Gloss - focuses on improving the trace geometry, attempting to reduce the number of corners and shorten the overall route length. Gloss preserves the existing trace width and differential pair gap.
Retrace - assumes the overall geometry is satisfactory, focusing instead on verifying that the routing meets the design rules. Where Gloss preserves the existing trace width and pair gap, Retrace changes them to Preferred. Retrace is an excellent tool to use when a design rule has changed, and that change needs to be applied to existing routing.
The animation in the Demonstration of Selection Techniques section below , includes a simple demonstration of glossing.
Strategies for Selecting the Routing
Selection is a core activity in all areas of the design process, including working with existing routing. Whether you're about to gloss or you want to delete some routing, the routes need to be selected first.

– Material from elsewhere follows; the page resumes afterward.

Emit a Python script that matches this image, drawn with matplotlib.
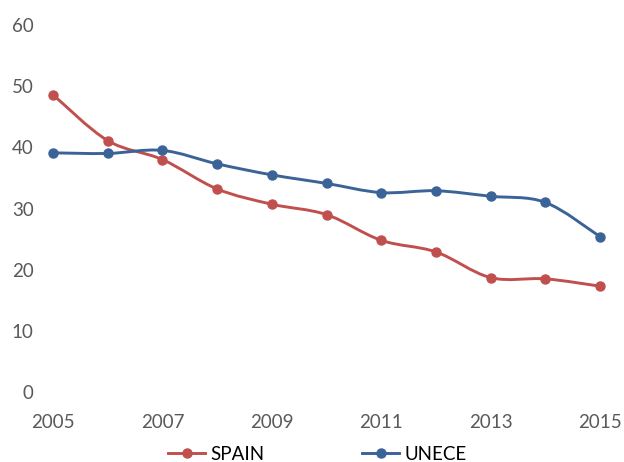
import numpy as np
import matplotlib
matplotlib.use("Agg")
import matplotlib.pyplot as plt
from matplotlib.path import Path
from matplotlib.patches import PathPatch
from matplotlib.lines import Line2D

years = [2005, 2006, 2007, 2008, 2009, 2010, 2011, 2012, 2013, 2014, 2015]
spain = [48.6, 41.1, 38.0, 33.2, 30.7, 29.0, 24.8, 22.9, 18.7, 18.5, 17.3]
unece = [39.1, 39.0, 39.5, 37.3, 35.5, 34.1, 32.6, 32.9, 32.0, 31.0, 25.4]
x_ticks = [2005, 2007, 2009, 2011, 2013, 2015]
y_ticks = [0, 10, 20, 30, 40, 50, 60]

red = "#C0504D"
blue = "#3A6397"
gray = "#595959"
plt.rcParams["font.family"] = ["Lato", "DejaVu Sans"]


def smooth_path(xs, ys):
    # Excel style smoothed line: cubic bezier through points (catmull-rom)
    xs = np.asarray(xs, float)
    ys = np.asarray(ys, float)
    n = len(xs)
    verts = [(xs[0], ys[0])]
    codes = [Path.MOVETO]
    for i in range(n - 1):
        p0 = np.array([xs[max(i - 1, 0)], ys[max(i - 1, 0)]])
        p1 = np.array([xs[i], ys[i]])
        p2 = np.array([xs[i + 1], ys[i + 1]])
        p3 = np.array([xs[min(i + 2, n - 1)], ys[min(i + 2, n - 1)]])
        c1 = p1 + (p2 - p0) / 6.0
        c2 = p2 - (p3 - p1) / 6.0
        verts += [tuple(c1), tuple(c2), tuple(p2)]
        codes += [Path.CURVE4] * 3
    return Path(verts, codes)


fig = plt.figure(figsize=(6.24, 4.62), dpi=100)
ax = fig.add_axes([53 / 624, 1 - 392 / 462, (600 - 53) / 624, (392 - 25) / 462])

for vals, col in [(spain, red), (unece, blue)]:
    ax.add_patch(PathPatch(smooth_path(years, vals), facecolor="none",
                           edgecolor=col, lw=2.1, capstyle="round", zorder=2))
    ax.plot(years, vals, "o", color=col, markersize=6.5, zorder=3, clip_on=False)

ax.set_xlim(2005, 2015)
ax.set_ylim(0, 60)
ax.set_xticks(x_ticks)
ax.set_yticks(y_ticks)
for s in ax.spines.values():
    s.set_visible(False)
ax.tick_params(axis="both", length=0, labelsize=13.5, labelcolor=gray)
ax.tick_params(axis="x", pad=16)
ax.tick_params(axis="y", pad=14)

handles = [
    Line2D([], [], color=red, lw=2.1, marker="o", markersize=6.5),
    Line2D([], [], color=blue, lw=2.1, marker="o", markersize=6.5),
]
fig.legend(handles, ["SPAIN", "UNECE"], loc="center", ncol=2,
           bbox_to_anchor=(0.509, 0.017), frameon=False, fontsize=13.5,
           handlelength=1.95, handletextpad=0.3, columnspacing=5.2)

fig.savefig("out.png", dpi=100)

Select Within or Select Touching
In the PCB editor, selection can either be objects that are Within the selection rectangle, or Touching the selection rectangle. This is controlled by the direction you move the mouse as you draw the selection rectangle:
Select Within - click and drag a blue rectangle from Left to Right to select all visible, unlocked objects that are completely within the selection rectangle.
Select Touching - click and drag a green rectangle from Right to Left to select all visible, unlocked objects that touch the selection rectangle.
Extending the Selection
A common situation is needing to select many objects that are touching, for example the track segments in a routed net, or the connection lines in an unrouted net. It is relatively easy to select a set of track segments that run parallel to each other using the Select Touching technique just described, but interactively selecting entire routes can be difficult.
This can easily be achieved though, by selecting one or more track segments, and then extending the selection to include touching track segments. This is done using the Tab key, as demonstrated in the video below.
To restrict the selection process to only select connection lines, hold the Alt key as you click, or click and drag.